Gardeners often toss vegetable and fruit scraps into a kitchen compost container, and later empty these raw materials into a larger bin for active composting. Leaves, chemical-free grass clippings, hay, and small cardboard pieces also make great compost ingredients. Toss in a few good helpings of animal manure; include droppings from cattle, horses, chickens, goats, and rabbits. Don’t, however, throw in treated wood sawdust or wood chips; and avoid sugar-loaded, salty, or fatty foods. Avoid meat remnants, along with manure from humans, dogs, and cats.
Let the Pile Begin
While some gardeners prefer commercial compost bins, you can also get good results with a homemade circular compost pile. Make your pile 3 to 4 feet in diameter, and contain it with plastic garden fencing or welded wire. Spread a 4-inch layer of coarse plant material on the bottom. Add dead plants, vegetable and fruit scraps, chopped-up leaves, and grass clippings. Spray your pile with water to keep it moist, but don’t allow the pile to become soggy. A moist, nicely layered pile, ideally 3 feet in height and width, should start heating up and decomposing in a few days. When your pile develops an earthy perfume, you’ve reached the perfect balance of dry materials and moisture.
Turning Your Compost
As your compost materials break down, they’ll shrink in volume, allowing beneficial air to mix in and speed the process along. Turning your compost with a sturdy fork, and adding water as needed, helps to blend your compost materials. Well-mixed materials break down into smaller pieces more quickly, allowing you to achieve rich, dark brown compost faster than you think. Once your compost is ripe for the garden, keep your pile covered so rain doesn’t drain out your compost nutrients.
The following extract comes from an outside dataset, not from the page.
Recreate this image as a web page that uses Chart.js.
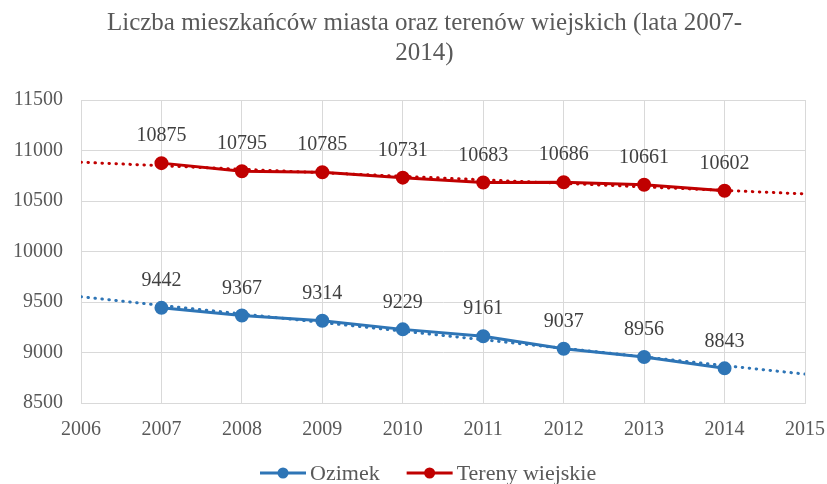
<!DOCTYPE html>
<html>
<head>
<meta charset="utf-8">
<script src="https://cdn.jsdelivr.net/npm/chart.js@4"></script>
<style>
  html, body { margin: 0; padding: 0; background: #fff; }
  #wrap { width: 827px; height: 484px; }
</style>
</head>
<body>
<div id="wrap"><canvas id="chart"></canvas></div>
<script>
// --- Dane ---
const titleLines = ['Liczba mieszkańców miasta oraz terenów wiejskich (lata 2007-', '2014)'];
const years = [2007, 2008, 2009, 2010, 2011, 2012, 2013, 2014];
const ozimek = [9442, 9367, 9314, 9229, 9161, 9037, 8956, 8843];
const tereny = [10875, 10795, 10785, 10731, 10683, 10686, 10661, 10602];

// linie trendu (od 2006 do 2015)
const trendYears = [2006, 2015];
const ozimekTrend = [9552, 8786];
const terenyTrend = [10884, 10570];

const xMin = 2006, xMax = 2015;
const yMin = 8500, yMax = 11500, yStep = 500;

const BLUE = '#2e75b6';
const RED = '#c00000';
const TEXT = '#595959';
const SERIF = '"Liberation Serif", "Times New Roman", serif';

const toPoints = (xs, ys) => xs.map((x, i) => ({ x: x, y: ys[i] }));

// etykiety danych nad punktami
const valueLabels = {
    id: 'valueLabels',
    afterDatasetsDraw(chart) {
        const ctx = chart.ctx;
        ctx.save();
        ctx.font = '20px ' + SERIF;
        ctx.fillStyle = '#404040';
        ctx.textAlign = 'center';
        ctx.textBaseline = 'middle';
        chart.data.datasets.forEach((ds, i) => {
            if (!ds.showValues) return;
            const meta = chart.getDatasetMeta(i);
            meta.data.forEach((pt, j) => {
                ctx.fillText(String(ds.data[j].y), pt.x, pt.y - 27);
            });
        });
        ctx.restore();
    }
};

// legenda rysowana ręcznie (linia z kropką jak w Excelu)
const lineLegend = {
    id: 'lineLegend',
    afterDraw(chart) {
        const ctx = chart.ctx;
        const y = 473;
        let x = 260;
        ctx.save();
        ctx.font = '22px ' + SERIF;
        ctx.textBaseline = 'middle';
        chart.data.datasets.forEach(ds => {
            if (ds.isTrend) return;
            ctx.strokeStyle = ds.borderColor;
            ctx.fillStyle = ds.borderColor;
            ctx.lineWidth = 3;
            ctx.beginPath(); ctx.moveTo(x, y); ctx.lineTo(x + 46, y); ctx.stroke();
            ctx.beginPath(); ctx.arc(x + 23, y, 5.5, 0, Math.PI * 2); ctx.fill();
            x += 50;
            ctx.fillStyle = TEXT;
            ctx.fillText(ds.label, x, y + 1);
            x += ctx.measureText(ds.label).width + 27;
        });
        ctx.restore();
    }
};

// tytuł przesunięty nieco w prawo, jak w oryginale
const titleShift = {
    id: 'titleShift',
    afterLayout(chart) {
        if (chart.titleBlock) chart.titleBlock.left += 22;
    }
};

const ctx = document.getElementById('chart').getContext('2d');
new Chart(ctx, {
    type: 'line',
    data: {
        datasets: [
            { label: 'Ozimek', data: toPoints(years, ozimek), borderColor: BLUE, backgroundColor: BLUE,
              borderWidth: 3, pointRadius: 5.5, pointHoverRadius: 5.5, showValues: true, order: 1 },
            { label: 'Tereny wiejskie', data: toPoints(years, tereny), borderColor: RED, backgroundColor: RED,
              borderWidth: 3, pointRadius: 5.5, pointHoverRadius: 5.5, showValues: true, order: 1 },
            { label: 'trend Ozimek', data: toPoints(trendYears, ozimekTrend), borderColor: BLUE,
              borderWidth: 3, borderDash: [0.5, 6.5], borderCapStyle: 'round', pointRadius: 0, order: 2, isTrend: true },
            { label: 'trend Tereny', data: toPoints(trendYears, terenyTrend), borderColor: RED,
              borderWidth: 3, borderDash: [0.5, 6.5], borderCapStyle: 'round', pointRadius: 0, order: 2, isTrend: true }
        ]
    },
    options: {
        responsive: true,
        maintainAspectRatio: false,
        animation: false,
        layout: { padding: { left: 0, right: 0, top: 0, bottom: 30 } },
        plugins: {
            title: {
                display: true,
                text: titleLines,
                color: TEXT,
                font: { family: SERIF, size: 25, weight: 'normal', lineHeight: 1.2 },
                padding: { top: 8, bottom: 32 }
            },
            legend: { display: false },
            tooltip: { enabled: false }
        },
        scales: {
            x: {
                type: 'linear',
                min: xMin, max: xMax,
                grid: { color: '#d9d9d9', drawTicks: false },
                border: { color: '#d9d9d9' },
                ticks: { stepSize: 1, padding: 15, color: TEXT, font: { family: SERIF, size: 20 },
                         callback: v => String(v) },
                afterFit(s) { s.height = 51; s.paddingRight = 22; s.paddingLeft = 0; }
            },
            y: {
                min: yMin, max: yMax,
                grid: { color: '#d9d9d9', drawTicks: false },
                border: { color: '#d9d9d9' },
                ticks: { stepSize: yStep, padding: 18, color: TEXT, font: { family: SERIF, size: 20 },
                         callback: v => String(v) },
                afterFit(s) { s.width = 81; }
            }
        }
    },
    plugins: [valueLabels, lineLegend, titleShift]
});
</script>
</body>
</html>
Since composting is an inexact science, your compost piles won’t always turn out exactly as planned. Perhaps your compost pile’s odor nearly makes you pass out, which means you’ve probably added too much green material or water. To fix the problem, add some extra dry material, or turn your compost to blend in some air. Maybe a huge group of maggots has taken up residence in your compost pile, likely the result of accessible fruit and vegetable scraps the tiny critters couldn’t resist. Cover your kitchen scraps to greatly reduce these fly larvae infestations. Finally, a too-dry compost pile will attract colonies of industrious ants. Hose down the pile with water; and cover it with grass clippings, straw, or cloth that helps your compost stay moist. Wait for your compost pile to balance itself and begin cranking out that rich garden gold.